» **WHAT THE TASK ASKS**
Print, exactly as they stand, the lines from the start of the listing to the line containing "const fmt = v", inclusive.

» **GIVEN INFORMATION**
══════

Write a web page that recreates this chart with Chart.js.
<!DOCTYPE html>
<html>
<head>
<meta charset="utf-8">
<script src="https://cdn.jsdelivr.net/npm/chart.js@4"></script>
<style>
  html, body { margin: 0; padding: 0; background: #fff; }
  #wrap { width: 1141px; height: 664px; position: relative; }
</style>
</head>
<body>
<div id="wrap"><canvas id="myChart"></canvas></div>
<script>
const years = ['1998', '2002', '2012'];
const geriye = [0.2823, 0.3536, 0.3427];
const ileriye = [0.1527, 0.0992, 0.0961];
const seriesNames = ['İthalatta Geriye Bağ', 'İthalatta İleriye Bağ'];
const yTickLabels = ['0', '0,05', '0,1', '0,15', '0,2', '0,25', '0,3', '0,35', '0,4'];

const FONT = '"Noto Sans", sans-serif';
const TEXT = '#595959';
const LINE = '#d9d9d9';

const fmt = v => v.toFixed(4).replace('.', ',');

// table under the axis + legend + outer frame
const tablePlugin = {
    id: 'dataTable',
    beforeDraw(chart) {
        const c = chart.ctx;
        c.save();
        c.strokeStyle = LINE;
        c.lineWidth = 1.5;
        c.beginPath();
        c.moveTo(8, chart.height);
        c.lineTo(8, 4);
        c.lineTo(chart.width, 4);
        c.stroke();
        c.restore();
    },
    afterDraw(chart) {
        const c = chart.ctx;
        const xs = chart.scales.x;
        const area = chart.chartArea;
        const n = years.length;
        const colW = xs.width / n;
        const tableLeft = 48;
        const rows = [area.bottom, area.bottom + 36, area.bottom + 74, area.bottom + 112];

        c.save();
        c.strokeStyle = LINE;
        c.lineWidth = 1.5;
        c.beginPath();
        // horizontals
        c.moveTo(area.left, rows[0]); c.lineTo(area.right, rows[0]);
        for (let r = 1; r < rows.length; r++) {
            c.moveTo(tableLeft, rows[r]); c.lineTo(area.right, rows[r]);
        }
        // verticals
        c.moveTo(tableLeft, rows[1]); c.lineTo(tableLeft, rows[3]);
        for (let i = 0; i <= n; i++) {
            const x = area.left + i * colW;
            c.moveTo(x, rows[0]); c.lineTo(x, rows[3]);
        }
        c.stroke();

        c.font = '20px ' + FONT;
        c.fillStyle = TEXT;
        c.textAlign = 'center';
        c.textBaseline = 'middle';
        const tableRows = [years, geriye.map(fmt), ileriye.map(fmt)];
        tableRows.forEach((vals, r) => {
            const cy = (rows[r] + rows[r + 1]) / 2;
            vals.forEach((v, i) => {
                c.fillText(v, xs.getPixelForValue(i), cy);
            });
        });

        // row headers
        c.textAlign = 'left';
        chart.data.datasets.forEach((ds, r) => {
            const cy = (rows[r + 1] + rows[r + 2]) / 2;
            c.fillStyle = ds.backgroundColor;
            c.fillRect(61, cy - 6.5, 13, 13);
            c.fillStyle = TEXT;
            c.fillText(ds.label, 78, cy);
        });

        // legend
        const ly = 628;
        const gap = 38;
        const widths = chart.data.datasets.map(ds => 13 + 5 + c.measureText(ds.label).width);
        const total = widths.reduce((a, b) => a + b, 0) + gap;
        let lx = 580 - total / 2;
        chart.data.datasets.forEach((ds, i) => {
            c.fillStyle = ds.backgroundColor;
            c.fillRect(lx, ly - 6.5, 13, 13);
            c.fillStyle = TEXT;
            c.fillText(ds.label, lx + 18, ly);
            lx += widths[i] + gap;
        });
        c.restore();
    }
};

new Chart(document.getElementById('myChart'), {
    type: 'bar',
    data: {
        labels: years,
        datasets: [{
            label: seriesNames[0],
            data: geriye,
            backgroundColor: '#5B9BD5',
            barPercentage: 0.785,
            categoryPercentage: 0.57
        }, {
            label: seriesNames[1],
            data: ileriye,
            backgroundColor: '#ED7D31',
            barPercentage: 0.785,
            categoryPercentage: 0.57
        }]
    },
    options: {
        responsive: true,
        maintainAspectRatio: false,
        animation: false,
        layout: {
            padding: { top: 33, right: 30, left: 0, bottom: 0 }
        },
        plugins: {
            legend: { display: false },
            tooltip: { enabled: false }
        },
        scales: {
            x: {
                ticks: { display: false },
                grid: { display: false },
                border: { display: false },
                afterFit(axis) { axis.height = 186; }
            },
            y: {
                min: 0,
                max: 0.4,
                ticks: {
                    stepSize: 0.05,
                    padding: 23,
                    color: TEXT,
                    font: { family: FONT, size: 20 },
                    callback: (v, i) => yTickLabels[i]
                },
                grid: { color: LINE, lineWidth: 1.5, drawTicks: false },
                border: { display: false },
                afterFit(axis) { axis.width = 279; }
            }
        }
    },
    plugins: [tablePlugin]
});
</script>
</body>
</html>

══════

» **THE SOLUTION**
Write a web page that recreates this chart with Chart.js.
<!DOCTYPE html>
<html>
<head>
<meta charset="utf-8">
<script src="https://cdn.jsdelivr.net/npm/chart.js@4"></script>
<style>
  html, body { margin: 0; padding: 0; background: #fff; }
  #wrap { width: 1141px; height: 664px; position: relative; }
</style>
</head>
<body>
<div id="wrap"><canvas id="myChart"></canvas></div>
<script>
const years = ['1998', '2002', '2012'];
const geriye = [0.2823, 0.3536, 0.3427];
const ileriye = [0.1527, 0.0992, 0.0961];
const seriesNames = ['İthalatta Geriye Bağ', 'İthalatta İleriye Bağ'];
const yTickLabels = ['0', '0,05', '0,1', '0,15', '0,2', '0,25', '0,3', '0,35', '0,4'];

const FONT = '"Noto Sans", sans-serif';
const TEXT = '#595959';
const LINE = '#d9d9d9';

const fmt = v => v.toFixed(4).replace('.', ',');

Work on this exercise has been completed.